Interface Assigned to Wrong Zone
NetworkManager controls zone assignments for connections it manages. To permanently assign an interface to a specific zone:
sudo nmcli connection show
Note the connection name, then set its zone:
sudo nmcli connection modify "Wired connection 1" connection.zone internal
sudo nmcli connection up "Wired connection 1"
Recovering from Panic Mode
Panic mode drops all network traffic immediately. If you accidentally enabled it and lost remote access, connect via console and disable it:
sudo firewall-cmd --query-panic
If the output is “yes”, restore connectivity:
sudo firewall-cmd --panic-off
Panic mode persists only until the next reload or reboot, so restarting the system also clears it.
Quick Reference: Common Commands
Use this table for quick lookups during day-to-day firewall administration:
| Task | Command |
|---|---|
| Check daemon status | sudo firewall-cmd --state |
| List all zones | sudo firewall-cmd --get-zones |
| Get default zone | sudo firewall-cmd --get-default-zone |
| List active zones | sudo firewall-cmd --get-active-zones |
| View zone configuration | sudo firewall-cmd --zone=public --list-all |
| Add service (permanent) | sudo firewall-cmd --permanent --add-service=http && sudo firewall-cmd --reload |
| Remove service | sudo firewall-cmd --permanent --remove-service=http && sudo firewall-cmd --reload |
| Open port | sudo firewall-cmd --permanent --add-port=8080/tcp && sudo firewall-cmd --reload |
| Close port | sudo firewall-cmd --permanent --remove-port=8080/tcp && sudo firewall-cmd --reload |
| Change default zone | sudo firewall-cmd --set-default-zone=home |
| Save runtime to permanent | sudo firewall-cmd --runtime-to-permanent |
| Block an IP address | sudo firewall-cmd --permanent --add-rich-rule='rule family="ipv4" source address="1.2.3.4" reject' |
| Enable masquerading | sudo firewall-cmd --permanent --zone=external --add-masquerade && sudo firewall-cmd --reload |
| Assign interface to zone | sudo nmcli connection modify "Connection Name" connection.zone home |
| Emergency block all | sudo firewall-cmd --panic-on |
| Restore from panic | sudo firewall-cmd --panic-off |
Remove Firewalld from CentOS Stream
If you prefer an alternative firewall solution or need to troubleshoot conflicts, you can remove Firewalld entirely.
Stop and Disable the Service
First, stop the running daemon and prevent it from starting at boot:
sudo systemctl disable --now firewalld
Verify the service stopped:
sudo systemctl status firewalld --no-pager
○ firewalld.service - firewalld - dynamic firewall daemon
Loaded: loaded (/usr/lib/systemd/system/firewalld.service; disabled; preset: enabled)
Active: inactive (dead)
Remove the Package
Removing Firewalld leaves your system without firewall protection. If you’re connected via SSH, ensure you have alternative access or another firewall configured before proceeding.

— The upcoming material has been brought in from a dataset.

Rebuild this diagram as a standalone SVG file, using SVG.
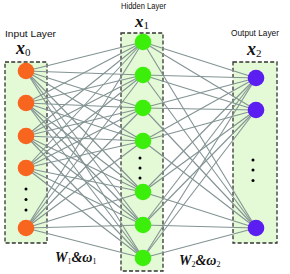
<svg xmlns="http://www.w3.org/2000/svg" width="290" height="274" viewBox="0 0 290 274">
<style>
.box{fill:#e4f9d6;stroke:#333;stroke-width:1.3;stroke-dasharray:4 2.2}
.lbl{font-family:"Liberation Sans",Arial,sans-serif;font-size:9px;fill:#111}
.m{font-family:"Liberation Serif","Times New Roman",serif;font-weight:bold;font-style:italic;fill:#111}
.sub{font-family:"Liberation Serif","Times New Roman",serif;font-style:normal;font-weight:normal}
.in{fill:#f8651e}
.hid{fill:#3cef0a}
.out{fill:#5a1ef0}
.dot{fill:#000}
#connectors line{stroke:#839393;stroke-width:1.1}
</style>
<rect width="290" height="274" fill="#fff"/>
<g id="boxes">
<rect class="box" x="5" y="62" width="42" height="181"/>
<rect class="box" x="121" y="33" width="42" height="238"/>
<rect class="box" x="233" y="62" width="44" height="181"/>
</g>
<g id="connectors">
<line x1="26" y1="71" x2="143" y2="42"/><line x1="26" y1="71" x2="143" y2="75"/><line x1="26" y1="71" x2="143" y2="108"/><line x1="26" y1="71" x2="143" y2="141"/><line x1="26" y1="71" x2="143" y2="192"/><line x1="26" y1="71" x2="143" y2="225"/><line x1="26" y1="71" x2="143" y2="258"/>
<line x1="26" y1="103" x2="143" y2="42"/><line x1="26" y1="103" x2="143" y2="75"/><line x1="26" y1="103" x2="143" y2="108"/><line x1="26" y1="103" x2="143" y2="141"/><line x1="26" y1="103" x2="143" y2="192"/><line x1="26" y1="103" x2="143" y2="225"/><line x1="26" y1="103" x2="143" y2="258"/>
<line x1="26" y1="136" x2="143" y2="42"/><line x1="26" y1="136" x2="143" y2="75"/><line x1="26" y1="136" x2="143" y2="108"/><line x1="26" y1="136" x2="143" y2="141"/><line x1="26" y1="136" x2="143" y2="192"/><line x1="26" y1="136" x2="143" y2="225"/><line x1="26" y1="136" x2="143" y2="258"/>
<line x1="26" y1="168" x2="143" y2="42"/><line x1="26" y1="168" x2="143" y2="75"/><line x1="26" y1="168" x2="143" y2="108"/><line x1="26" y1="168" x2="143" y2="141"/><line x1="26" y1="168" x2="143" y2="192"/><line x1="26" y1="168" x2="143" y2="225"/><line x1="26" y1="168" x2="143" y2="258"/>
<line x1="26" y1="228" x2="143" y2="42"/><line x1="26" y1="228" x2="143" y2="75"/><line x1="26" y1="228" x2="143" y2="108"/><line x1="26" y1="228" x2="143" y2="141"/><line x1="26" y1="228" x2="143" y2="192"/><line x1="26" y1="228" x2="143" y2="225"/><line x1="26" y1="228" x2="143" y2="258"/>
<line x1="143" y1="42" x2="256" y2="78"/><line x1="143" y1="42" x2="256" y2="110"/><line x1="143" y1="42" x2="256" y2="228"/>
<line x1="143" y1="75" x2="256" y2="78"/><line x1="143" y1="75" x2="256" y2="110"/><line x1="143" y1="75" x2="256" y2="228"/>
<line x1="143" y1="108" x2="256" y2="78"/><line x1="143" y1="108" x2="256" y2="110"/><line x1="143" y1="108" x2="256" y2="228"/>
<line x1="143" y1="141" x2="256" y2="78"/><line x1="143" y1="141" x2="256" y2="110"/><line x1="143" y1="141" x2="256" y2="228"/>
<line x1="143" y1="192" x2="256" y2="78"/><line x1="143" y1="192" x2="256" y2="110"/><line x1="143" y1="192" x2="256" y2="228"/>
<line x1="143" y1="225" x2="256" y2="78"/><line x1="143" y1="225" x2="256" y2="110"/><line x1="143" y1="225" x2="256" y2="228"/>
<line x1="143" y1="258" x2="256" y2="78"/><line x1="143" y1="258" x2="256" y2="110"/><line x1="143" y1="258" x2="256" y2="228"/>
</g>
<g id="input-layer">
<text class="lbl" x="5" y="37" textLength="51" lengthAdjust="spacingAndGlyphs">Input  Layer</text>
<text class="m" x="16" y="54" font-size="18">x<tspan class="sub" font-size="11" dy="2">0</tspan></text>
<circle class="in" cx="26" cy="71" r="8.3"/>
<circle class="in" cx="26" cy="103" r="8.3"/>
<circle class="in" cx="26" cy="136" r="8.3"/>
<circle class="in" cx="26" cy="168" r="8.3"/>
<circle class="dot" cx="26" cy="189" r="1.5"/>
<circle class="dot" cx="26" cy="199.5" r="1.5"/>
<circle class="dot" cx="26" cy="210" r="1.5"/>
<circle class="in" cx="26" cy="228" r="8.3"/>
</g>
<g id="hidden-layer">
<text class="lbl" x="121" y="9" textLength="45" lengthAdjust="spacingAndGlyphs">Hidden Layer</text>
<text class="m" x="135" y="26.5" font-size="17">x<tspan class="sub" font-size="11" dy="2">1</tspan></text>
<circle class="hid" cx="143" cy="42" r="8.3"/>
<circle class="hid" cx="143" cy="75" r="8.3"/>
<circle class="hid" cx="143" cy="108" r="8.3"/>
<circle class="hid" cx="143" cy="141" r="8.3"/>
<circle class="dot" cx="140" cy="158" r="1.5"/>
<circle class="dot" cx="140" cy="168" r="1.5"/>
<circle class="dot" cx="140" cy="178" r="1.5"/>
<circle class="hid" cx="143" cy="192" r="8.3"/>
<circle class="hid" cx="143" cy="225" r="8.3"/>
<circle class="hid" cx="143" cy="258" r="8.3"/>
</g>
<g id="output-layer">
<text class="lbl" x="231" y="36" textLength="48" lengthAdjust="spacingAndGlyphs">Output Layer</text>
<text class="m" x="247" y="55" font-size="18">x<tspan class="sub" font-size="11" dy="2">2</tspan></text>
<circle class="out" cx="256" cy="78" r="8.3"/>
<circle class="out" cx="256" cy="110" r="8.3"/>
<circle class="dot" cx="253" cy="160" r="1.5"/>
<circle class="dot" cx="253" cy="170" r="1.5"/>
<circle class="dot" cx="253" cy="180.5" r="1.5"/>
<circle class="out" cx="256" cy="228" r="8.3"/>
</g>
<g id="weights">
<text class="m" x="55" y="262" font-size="14">W<tspan class="sub" font-size="8" dy="2">1</tspan><tspan dy="-2">&amp;ω</tspan><tspan class="sub" font-size="8" dy="2">1</tspan></text>
<text class="m" x="179" y="265" font-size="14">W<tspan class="sub" font-size="8" dy="2">2</tspan><tspan dy="-2">&amp;ω</tspan><tspan class="sub" font-size="8" dy="2">2</tspan></text>
</g>
</svg>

sudo dnf remove firewalld -y
Verify removal:
rpm -q firewalld
package firewalld is not installed
Remove Configuration Files
Custom zone configurations and service definitions remain in /etc/firewalld/ after package removal. To complete the cleanup:
This permanently deletes all custom zones, services, and ipsets. Only proceed if you don’t need to restore the configuration later.
sudo rm -rf /etc/firewalld/
Common Questions
CentOS Stream 9 ships Firewalld 1.3.x while Stream 10 includes version 2.4.x. The newer version offers improved policy support, enhanced nftables integration, and better handling of complex rule sets. Fundamental commands remain compatible across both versions, so guides written for one version generally work on the other.
CentOS Stream uses nftables as the underlying packet filtering framework, not legacy iptables. The iptables-nft compatibility layer translates iptables syntax to nftables rules, so existing scripts still work. You can disable Firewalld and manage nftables directly with the nft command, or use iptables-nft for familiar syntax. However, Firewalld provides easier zone-based management for most use cases.
Conclusion
Firewalld delivers flexible, zone-based network protection for CentOS Stream servers and workstations. Through the firewall-cmd interface, you can manage services, ports, and complex traffic policies without writing raw nftables rules. The separation of runtime and permanent configurations enables safe testing before committing changes, while rich rules and ipsets provide advanced capabilities for blocking threats and managing complex network topologies.